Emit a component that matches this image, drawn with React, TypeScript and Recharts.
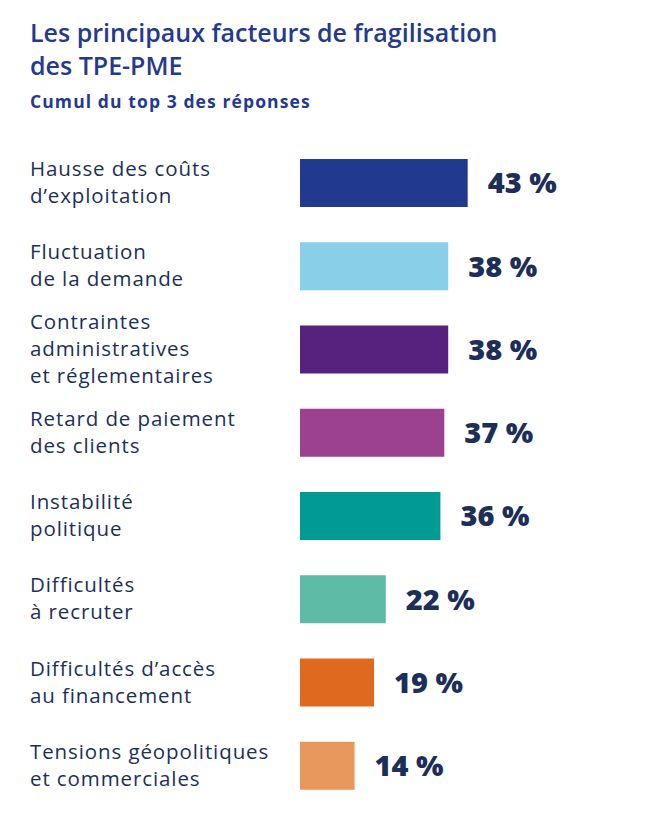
import { BarChart, Bar, XAxis, YAxis, Cell, LabelList } from 'recharts';

const categories = [
	'Hausse des coûts\nd’exploitation',
	'Fluctuation\nde la demande',
	'Contraintes\nadministratives\net réglementaires',
	'Retard de paiement\ndes clients',
	'Instabilité\npolitique',
	'Difficultés\nà recruter',
	'Difficultés d’accès\nau financement',
	'Tensions géopolitiques\net commerciales',
];
const shares = [43, 38, 38, 37, 36, 22, 19, 14];
const barColors = ['#213a8f', '#89cfe8', '#56227e', '#9b418f', '#009b92', '#5ebba5', '#df6a1f', '#e8985c'];

const title = ['Les principaux facteurs de fragilisation', 'des TPE-PME'];
const subtitle = 'Cumul du top 3 des réponses';

const data = categories.map((category, i) => ({category, share: shares[i]}));

const FONT = '"Open Sans", sans-serif';
const NAVY = '#1d2f58';

function CategoryTick({y, payload}: any) {
	const lines = String(payload.value).split('\n');
	const lineHeight = 27;
	const first = y - ((lines.length - 1) * lineHeight) / 2 + 7;
	return (
		<text fill={NAVY} fontSize={20.5} fontFamily={FONT} letterSpacing={0.9} textAnchor="start">
			{lines.map((line, i) => (
				<tspan key={i} x={30} y={first + i * lineHeight}>{line}</tspan>
			))}
		</text>
	);
}

export default function App() {
	return (
		<div style={{position: 'absolute', left: 0, top: 0, width: 652, height: 823, background: '#fff'}}>
			<svg width={652} height={130} style={{position: 'absolute', left: 0, top: 0}}>
				<text x={30} y={42} fill="#24398f" fontSize={25} fontWeight={600} fontFamily={FONT}>{title[0]}</text>
				<text x={30} y={75} fill="#24398f" fontSize={25} fontWeight={600} fontFamily={FONT}>{title[1]}</text>
				<text x={30} y={108} fill="#24398f" fontSize={17.5} fontWeight={700} fontFamily={FONT} letterSpacing={1.1}>{subtitle}</text>
			</svg>
			<div style={{position: 'absolute', left: 0, top: 0}}>
				<BarChart
					width={652}
					height={823}
					data={data}
					layout="vertical"
					margin={{top: 141, right: 157, bottom: 16, left: 0}}
				>
					<XAxis type="number" hide domain={[0, 50]}/>
					<YAxis
						type="category"
						dataKey="category"
						width={300}
						axisLine={false}
						tickLine={false}
						interval={0}
						tick={<CategoryTick/>}
					/>
					<Bar dataKey="share" barSize={48} isAnimationActive={false}>
						{data.map((d, i) => (
							<Cell key={d.category} fill={barColors[i]}/>
						))}
						<LabelList
							dataKey="share"
							position="right"
							offset={20}
							formatter={(v: any) => `${v} %`}
							fill={NAVY}
							fontSize={29}
							fontWeight={800}
							fontFamily={FONT}
							letterSpacing={0}
						/>
					</Bar>
				</BarChart>
			</div>
		</div>
	);
}
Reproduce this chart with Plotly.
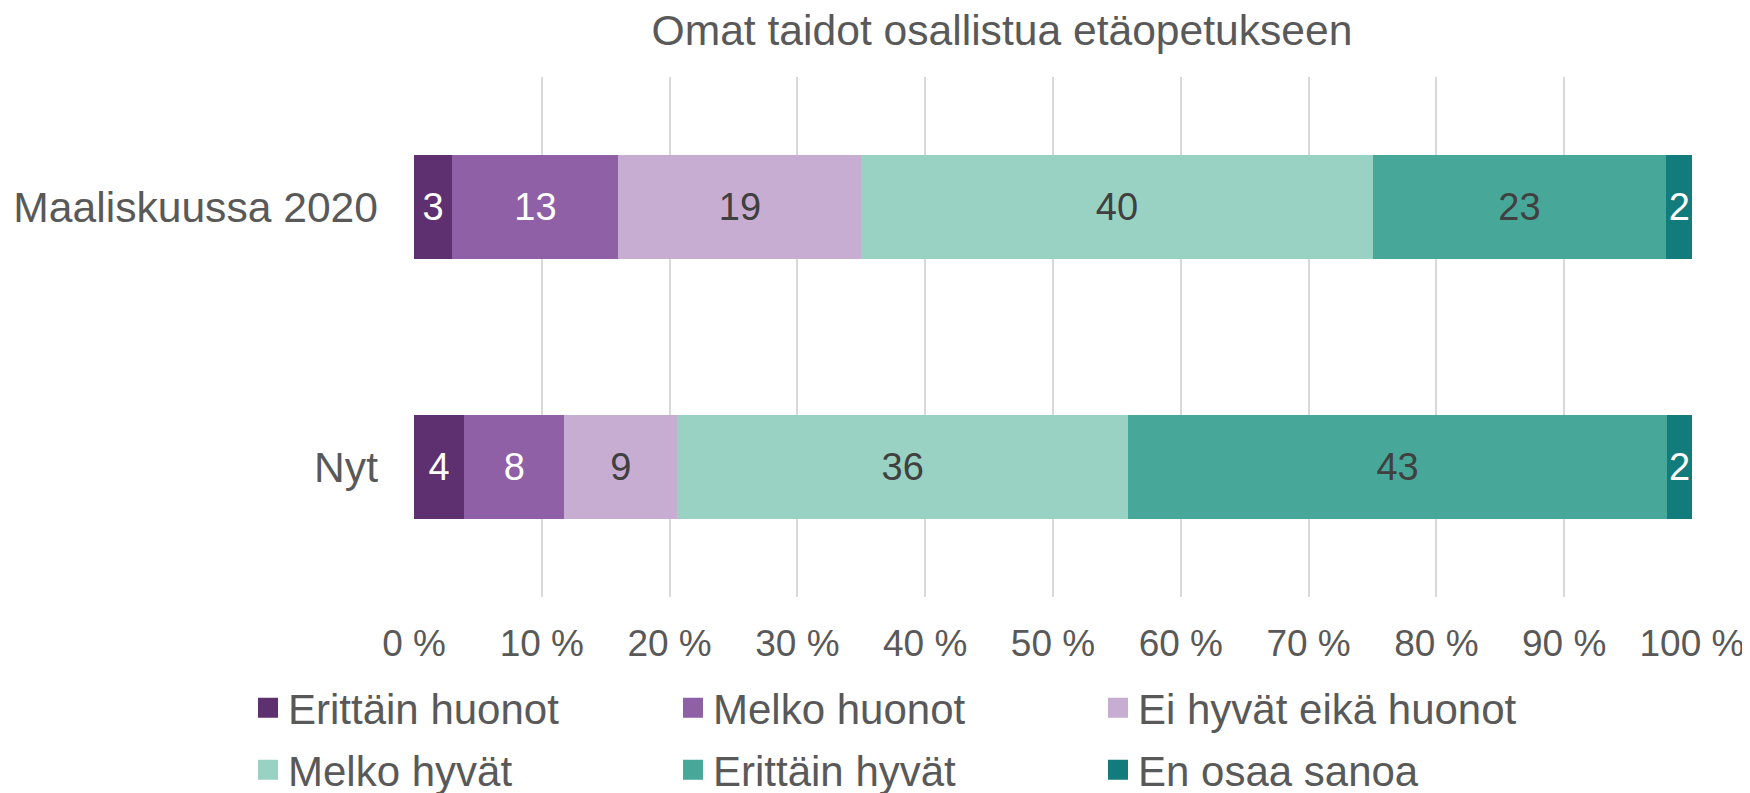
import plotly.graph_objects as go

categories = ["Maaliskuussa 2020", "Nyt"]
series_names = ["Erittäin huonot", "Melko huonot", "Ei hyvät eikä huonot",
                "Melko hyvät", "Erittäin hyvät", "En osaa sanoa"]
erittain_huonot = [3, 4]
melko_huonot = [13, 8]
ei_hyvat_eika_huonot = [19, 9]
melko_hyvat = [40, 36]
erittain_hyvat = [23, 43]
en_osaa_sanoa = [2, 2]
series_values = [erittain_huonot, melko_huonot, ei_hyvat_eika_huonot,
                 melko_hyvat, erittain_hyvat, en_osaa_sanoa]
x_ticks = [0, 10, 20, 30, 40, 50, 60, 70, 80, 90, 100]
x_tick_labels = [f"{v} %" for v in x_ticks]

colors = ["#5E3070", "#8F60A5", "#C8ADD3", "#99D1C2", "#47A89A", "#127C7C"]
label_colors = ["#FFFFFF", "#FFFFFF", "#404040", "#404040", "#404040", "#FFFFFF"]
FONT = "Liberation Sans, Arial, sans-serif"
GREY = "#595959"

# the page body has an 8px margin, so the figure is sized to fill the window
W, H = 1742, 785
ML, MR, MT, MB = 406, 58, 69, 196
PW, PH = W - ML - MR, H - MT - MB

fig = go.Figure()
for name, vals, col, lc in zip(series_names, series_values, colors, label_colors):
    fig.add_trace(go.Bar(
        y=categories, x=vals, name=name, orientation="h",
        marker=dict(color=col, line=dict(width=0)),
        text=vals, texttemplate="%{text}", textposition="inside",
        insidetextanchor="middle", textangle=0, constraintext="none",
        textfont=dict(family=FONT, size=38, color=lc),
        showlegend=False, hoverinfo="skip",
    ))

# legend entries (two rows, three columns)
for i, (name, col) in enumerate(zip(series_names, colors)):
    fig.add_trace(go.Scatter(
        x=[None], y=[None], mode="markers", name=name,
        marker=dict(symbol="square", size=16, color=col, line=dict(color=col, width=4)),
        legend="legend" if i < 3 else "legend2", showlegend=True,
    ))

leg_common = dict(orientation="h", xref="paper", yref="paper",
                  x=(240 - ML) / PW, xanchor="left", yanchor="middle",
                  entrywidth=380, entrywidthmode="pixels",
                  font=dict(family=FONT, size=42, color=GREY),
                  bgcolor="rgba(0,0,0,0)", borderwidth=0, traceorder="normal")

fig.update_layout(
    width=W, height=H,
    margin=dict(l=ML, r=MR, t=MT, b=MB, autoexpand=False),
    paper_bgcolor="white", plot_bgcolor="white",
    barmode="stack", barnorm="percent", bargap=0.6,
    title=dict(text="Omat taidot osallistua etäopetukseen",
               font=dict(family=FONT, size=42.6, color=GREY),
               x=994 / W, xanchor="center", xref="container",
               y=1 - 22 / H, yanchor="middle", yref="container"),
    xaxis=dict(range=[0, 100], tickmode="array", tickvals=x_ticks, ticktext=x_tick_labels,
               showgrid=True, gridcolor="#D9D9D9", gridwidth=1.5,
               zeroline=False, showline=False, automargin=False,
               ticks="outside", ticklen=14, tickcolor="rgba(0,0,0,0)",
               tickfont=dict(family=FONT, size=37, color=GREY), fixedrange=True),
    yaxis=dict(type="category", categoryorder="array", categoryarray=categories,
               range=[1.5, -0.5], showgrid=False, zeroline=False, showline=False,
               ticks="", ticklabelstandoff=35, automargin=False,
               tickfont=dict(family=FONT, size=42.6, color=GREY), fixedrange=True),
    legend=dict(y=(MT + PH - 700) / PH, **leg_common),
    legend2=dict(y=(MT + PH - 762) / PH, **leg_common),
    showlegend=True,
)

fig.write_html("out.html")
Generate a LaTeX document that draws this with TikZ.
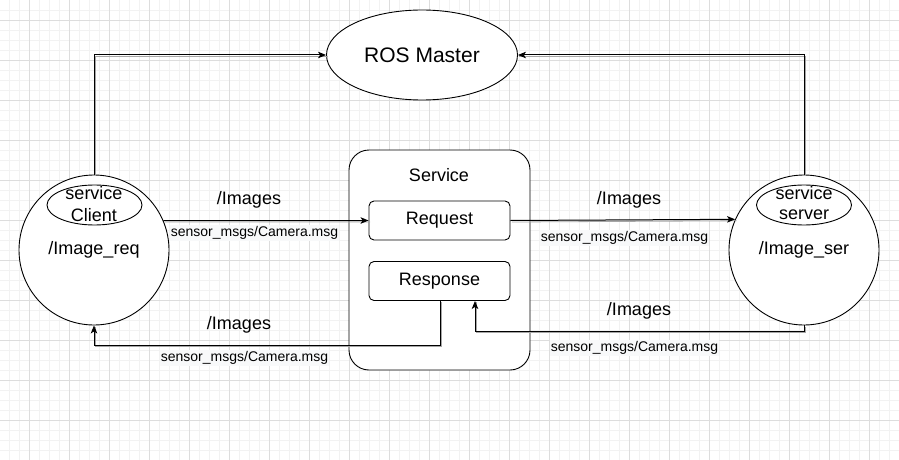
\documentclass[tikz,border=0pt]{standalone}
\usepackage{fontspec}
\setmainfont{Liberation Sans}
\usetikzlibrary{shapes.geometric,arrows.meta}
\definecolor{gridmin}{HTML}{F2F2F2}
\definecolor{gridmaj}{HTML}{DDDDDD}
\definecolor{lblbg}{HTML}{F8F9FA}
\tikzset{
  shp/.style={draw=black, line width=0.9pt, fill=white, inner sep=0pt, font=\fontsize{18}{22}\selectfont},
  circ/.style={shp, circle, minimum size=150pt},
  inell/.style={shp, ellipse, minimum width=95pt, minimum height=40pt, fill=none},
  box/.style={shp, rectangle, rounded corners=5pt, minimum width=141pt, minimum height=39pt},
  edge/.style={line width=1pt, -{Stealth[length=8pt,width=6.5pt,inset=2pt]},
     preaction={draw=black!35, line width=0.8pt, -, transform canvas={shift={(1.5pt,-1.5pt)}}}},
  big/.style={font=\fontsize{18}{22}\selectfont, inner sep=0pt},
  msg/.style={font=\fontsize{14}{16}\selectfont, fill=lblbg, inner sep=1pt},
}
\begin{document}
\begin{tikzpicture}[x=1pt,y=-1pt]
\useasboundingbox (0,0) rectangle (899,460);
\fill[white] (0,0) rectangle (899,460);
% grid
\foreach \x in {9.3,19.3,...,899} \draw[gridmin, line width=0.8pt] (\x,0) -- (\x,460);
\foreach \y in {10,20,...,460} \draw[gridmin, line width=0.8pt] (0,\y) -- (899,\y);
\foreach \x in {29.3,69.3,...,899} \draw[gridmaj, line width=0.8pt] (\x,0) -- (\x,460);
\foreach \y in {20,60,...,460} \draw[gridmaj, line width=0.8pt] (0,\y) -- (899,\y);

% nodes
\node[shp, ellipse, minimum width=191pt, minimum height=90pt, font=\fontsize{21}{24}\selectfont] (master) at (422,55) {ROS Master};
\node[circ] (client) at (94,250) {};
\node[circ] (server) at (804,250) {};
\node[inell] (cliell) at (94.5,205) {};
\node[inell] (serell) at (804,205) {};
\node[big] (clitxt1) at (94,193) {service};
\node[big] (clitxt2) at (94,215) {Client};
\node[big] (sertxt1) at (804,193) {service};
\node[big] (sertxt2) at (804,215) {server};
\node[big] (cliname) at (94,250) {/Image\_req};
\node[big] (sername) at (804,250) {/Image\_ser};

\node[shp, rectangle, rounded corners=20pt, minimum width=181pt, minimum height=220pt] (svc) at (439.5,260) {};
\node[big] (svclbl) at (439,175) {Service};
\node[box] (req) at (439.5,220.5) {Request};
\node[box] (resp) at (439.5,281) {Response};

% coordinates
\coordinate (b1) at (440,345);
\coordinate (b2) at (475,331);

% connectors
\draw[edge] (client.north) |- (master.west);
\draw[edge] (server.north) |- (master.east);
\draw[edge] (client.23.58) -- (req.west);
\draw[edge] (req.east) -- (server.156.42);
\draw[edge] (resp.south -| b1) -- (b1) -| (client.south);
\draw[edge] (server.south) |- (b2) -- (b2 |- resp.south);

% labels
\node[big] (l1) at (249,200) {/Images};
\node[msg] (m1) at (254.5,233) {sensor\_msgs/Camera.msg};
\node[big] (l2) at (629,200) {/Images};
\node[msg] (m2) at (624.5,238) {sensor\_msgs/Camera.msg};
\node[big] (l3) at (239,325) {/Images};
\node[msg] (m3) at (244.5,358) {sensor\_msgs/Camera.msg};
\node[big] (l4) at (639,311) {/Images};
\node[msg] (m4) at (634.5,348) {sensor\_msgs/Camera.msg};
\end{tikzpicture}
\end{document}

---------------

Brief
Write out exactly the lines between the start of the data and the line with "YAxis, Cell, LabelList", including both, but none of the pictures.

Result below
Emit a component that matches this image, drawn with React, TypeScript and Recharts.
import { BarChart, Bar, XAxis, YAxis, Cell, LabelList } from 'recharts';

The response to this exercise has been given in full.